=== Given information ===
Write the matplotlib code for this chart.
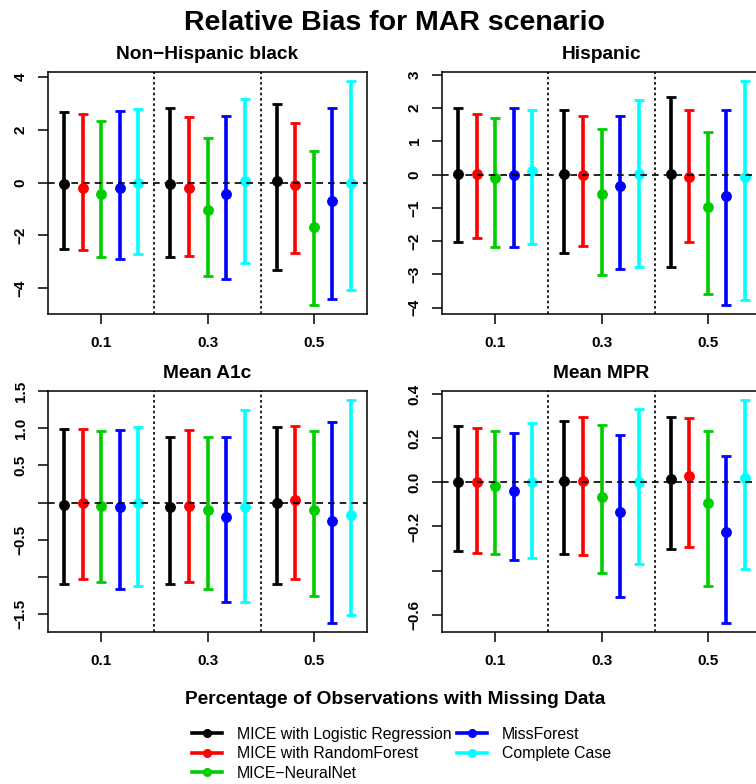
import matplotlib
matplotlib.use("Agg")
from matplotlib import pyplot as plt
from matplotlib.lines import Line2D

plt.rcParams['font.family'] = ['Liberation Sans', 'DejaVu Sans']

# missing-data percentages (groups on the x axis)
groups = ["0.1", "0.3", "0.5"]
methods = ["MICE with Logistic Regression", "MICE with RandomForest",
           "MICE\u2212NeuralNet", "MissForest", "Complete Case"]
colors = ["black", "#FF0000", "#00CD00", "#0000FF", "#00FFFF"]

# Non-Hispanic black: one row per group, one value per method
nhb_mean = [[-0.05, -0.19, -0.43, -0.19, 0.00],
            [-0.06, -0.19, -1.03, -0.43, 0.06],
            [0.06, -0.11, -1.70, -0.68, 0.00]]
nhb_low = [[-2.52, -2.57, -2.82, -2.88, -2.69],
           [-2.82, -2.77, -3.55, -3.67, -3.04],
           [-3.30, -2.67, -4.64, -4.43, -4.08]]
nhb_high = [[2.68, 2.59, 2.34, 2.72, 2.77],
            [2.84, 2.47, 1.67, 2.53, 3.18],
            [2.96, 2.24, 1.21, 2.84, 3.85]]

# Hispanic
hisp_mean = [[0.03, 0.03, -0.10, -0.02, 0.10],
             [0.03, 0.00, -0.59, -0.34, 0.03],
             [0.03, -0.07, -0.97, -0.64, -0.07]]
hisp_low = [[-2.04, -1.90, -2.19, -2.19, -2.09],
            [-2.37, -2.14, -3.02, -2.85, -2.77],
            [-2.77, -2.04, -3.59, -3.92, -3.77]]
hisp_high = [[2.01, 1.81, 1.71, 2.01, 1.95],
             [1.93, 1.75, 1.38, 1.75, 2.23],
             [2.33, 1.93, 1.28, 1.93, 2.81]]

# Mean A1c
a1c_mean = [[-0.03, -0.01, -0.05, -0.06, -0.01],
            [-0.06, -0.04, -0.10, -0.19, -0.06],
            [-0.01, 0.04, -0.10, -0.25, -0.17]]
a1c_low = [[-1.10, -1.03, -1.07, -1.16, -1.12],
           [-1.10, -1.07, -1.16, -1.33, -1.33],
           [-1.10, -1.03, -1.25, -1.62, -1.51]]
a1c_high = [[0.985, 0.985, 0.96, 0.97, 1.01],
            [0.88, 0.97, 0.88, 0.88, 1.24],
            [1.02, 1.03, 0.96, 1.08, 1.38]]

# Mean MPR
mpr_mean = [[0.000, 0.003, -0.015, -0.039, 0.003],
            [0.006, 0.006, -0.065, -0.133, 0.003],
            [0.014, 0.029, -0.095, -0.227, 0.021]]
mpr_low = [[-0.311, -0.318, -0.326, -0.353, -0.341],
           [-0.326, -0.330, -0.411, -0.520, -0.368],
           [-0.303, -0.295, -0.470, -0.638, -0.391]]
mpr_high = [[0.258, 0.245, 0.233, 0.226, 0.268],
            [0.280, 0.295, 0.261, 0.215, 0.332],
            [0.295, 0.291, 0.233, 0.121, 0.374]]

panels = [
    ("Non\u2212Hispanic black", nhb_mean, nhb_low, nhb_high,
     [4, 2, 0, -2, -4], ["4", "2", "0", "\u22122", "\u22124"]),
    ("Hispanic", hisp_mean, hisp_low, hisp_high,
     [3, 2, 1, 0, -1, -2, -3, -4],
     ["3", "2", "1", "0", "\u22121", "\u22122", "\u22123", "\u22124"]),
    ("Mean A1c", a1c_mean, a1c_low, a1c_high,
     [1.5, 1.0, 0.5, 0.0, -0.5, -1.0, -1.5],
     ["1.5", "1.0", "0.5", "", "\u22120.5", "", "\u22121.5"]),
    ("Mean MPR", mpr_mean, mpr_low, mpr_high,
     [0.4, 0.2, 0.0, -0.2, -0.4, -0.6],
     ["0.4", "0.2", "0.0", "\u22120.2", "", "\u22120.6"]),
]

W, H = 756, 784
fig = plt.figure(figsize=(W / 100, H / 100), dpi=100)

# axes boxes in pixels: left, top, width, height (right column runs past the edge)
boxes = [(48, 72, 319, 242), (442, 72, 319, 242),
         (48, 391, 319, 241), (442, 391, 319, 241)]
offsets = [-0.35, -0.175, 0.0, 0.175, 0.35]

for (title, mean, low, high, yt, ytl), (l, t, w, h) in zip(panels, boxes):
    ax = fig.add_axes([l / W, 1 - (t + h) / H, w / W, h / H])
    for g in range(len(groups)):
        for m in range(len(methods)):
            mu = mean[g][m]
            ax.errorbar(g + 1 + offsets[m], mu,
                        yerr=[[mu - low[g][m]], [high[g][m] - mu]],
                        fmt='o', color=colors[m], ecolor=colors[m],
                        elinewidth=2.6, capsize=3.4, capthick=2.0,
                        markersize=6.8, zorder=3)
    ax.axhline(0, color='black', lw=1.2, ls=(0, (4, 3)), zorder=4)
    for xv in (1.5, 2.5):
        ax.axvline(xv, color='black', lw=1.2, ls=(0, (1.6, 1.6)), zorder=2)

    lo = min(min(r) for r in low)
    hi = max(max(r) for r in high)
    pad = 0.04 * (hi - lo)
    ax.set_ylim(lo - pad, hi + pad)
    ax.set_xlim(0.5, 3.5)

    ax.set_xticks([1, 2, 3])
    ax.set_xticklabels(groups, fontsize=11, fontweight='bold')
    ax.set_yticks(yt)
    ax.set_yticklabels(ytl, fontsize=11, fontweight='bold')
    plt.setp(ax.get_yticklabels(), rotation=90, va='center')
    ax.tick_params(axis='x', length=7.2, width=1.1, pad=8.6)
    ax.tick_params(axis='y', length=7.0, width=1.1, pad=7.5)
    for s in ax.spines.values():
        s.set_linewidth(1.1)
    ax.set_title(title, fontsize=13.8, fontweight='bold', pad=9.5)

fig.text(394 / W, 1 - 23 / H, "Relative Bias for MAR scenario",
         fontsize=20.5, fontweight='bold', ha='center', va='center')
fig.text(395 / W, 1 - 699 / H, "Percentage of Observations with Missing Data",
         fontsize=13.8, fontweight='bold', ha='center', va='center')

handles = [Line2D([], [], color=c, lw=2.6, marker='o', markersize=5.5)
           for c in colors]
fig.legend(handles, methods, ncol=2, loc='upper left',
           bbox_to_anchor=(192 / W, 1 - 727 / H), frameon=False,
           fontsize=11.4, handlelength=1.9, handletextpad=0.95,
           labelspacing=0.28, columnspacing=0.32, borderaxespad=0,
           borderpad=0)

fig.savefig("out.png", dpi=100)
===
# [Directions]
Write the number of lines containing the word "matplotlib" and nothing besides it.

# [Result of this task]
5